_Task to carry out_.
Set the lines down again exactly, first line through the line that contains "var yTicks = [0, 20, 40, 60, 80, 100];", with no pictures.

Data provided start

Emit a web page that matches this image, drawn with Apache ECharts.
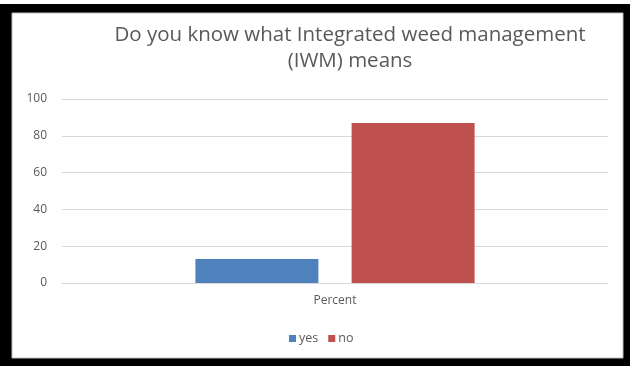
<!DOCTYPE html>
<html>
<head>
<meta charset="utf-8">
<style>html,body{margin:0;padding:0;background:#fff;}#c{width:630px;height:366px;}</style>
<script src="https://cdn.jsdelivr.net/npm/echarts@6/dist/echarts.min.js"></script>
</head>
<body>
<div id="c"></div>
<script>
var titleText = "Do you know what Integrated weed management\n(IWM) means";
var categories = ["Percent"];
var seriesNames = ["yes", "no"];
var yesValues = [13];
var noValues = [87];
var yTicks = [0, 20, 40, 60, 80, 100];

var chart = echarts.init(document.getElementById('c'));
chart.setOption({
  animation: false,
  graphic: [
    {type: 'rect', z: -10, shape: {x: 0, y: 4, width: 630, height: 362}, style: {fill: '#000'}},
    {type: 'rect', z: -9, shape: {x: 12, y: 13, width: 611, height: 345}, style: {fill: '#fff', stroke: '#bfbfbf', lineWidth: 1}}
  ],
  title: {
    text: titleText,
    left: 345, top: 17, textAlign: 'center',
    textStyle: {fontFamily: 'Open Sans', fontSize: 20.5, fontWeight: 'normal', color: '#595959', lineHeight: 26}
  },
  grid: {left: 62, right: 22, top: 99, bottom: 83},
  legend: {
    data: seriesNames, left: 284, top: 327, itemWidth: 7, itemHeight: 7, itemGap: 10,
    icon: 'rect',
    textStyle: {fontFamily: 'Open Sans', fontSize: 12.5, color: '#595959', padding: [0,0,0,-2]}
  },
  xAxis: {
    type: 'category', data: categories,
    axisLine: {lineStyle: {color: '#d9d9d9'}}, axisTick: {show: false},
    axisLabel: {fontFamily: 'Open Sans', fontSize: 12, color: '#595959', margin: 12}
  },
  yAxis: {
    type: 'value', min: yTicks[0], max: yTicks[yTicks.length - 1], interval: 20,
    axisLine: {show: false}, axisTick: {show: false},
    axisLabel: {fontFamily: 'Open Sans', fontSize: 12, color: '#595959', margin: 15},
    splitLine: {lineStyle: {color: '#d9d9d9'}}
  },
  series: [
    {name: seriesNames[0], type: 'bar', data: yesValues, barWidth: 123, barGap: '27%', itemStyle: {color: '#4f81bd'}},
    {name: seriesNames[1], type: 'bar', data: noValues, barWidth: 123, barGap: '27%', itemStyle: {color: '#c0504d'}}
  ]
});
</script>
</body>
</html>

Data provided end

_Response below_.
Emit a web page that matches this image, drawn with Apache ECharts.
<!DOCTYPE html>
<html>
<head>
<meta charset="utf-8">
<style>html,body{margin:0;padding:0;background:#fff;}#c{width:630px;height:366px;}</style>
<script src="https://cdn.jsdelivr.net/npm/echarts@6/dist/echarts.min.js"></script>
</head>
<body>
<div id="c"></div>
<script>
var titleText = "Do you know what Integrated weed management\n(IWM) means";
var categories = ["Percent"];
var seriesNames = ["yes", "no"];
var yesValues = [13];
var noValues = [87];
var yTicks = [0, 20, 40, 60, 80, 100];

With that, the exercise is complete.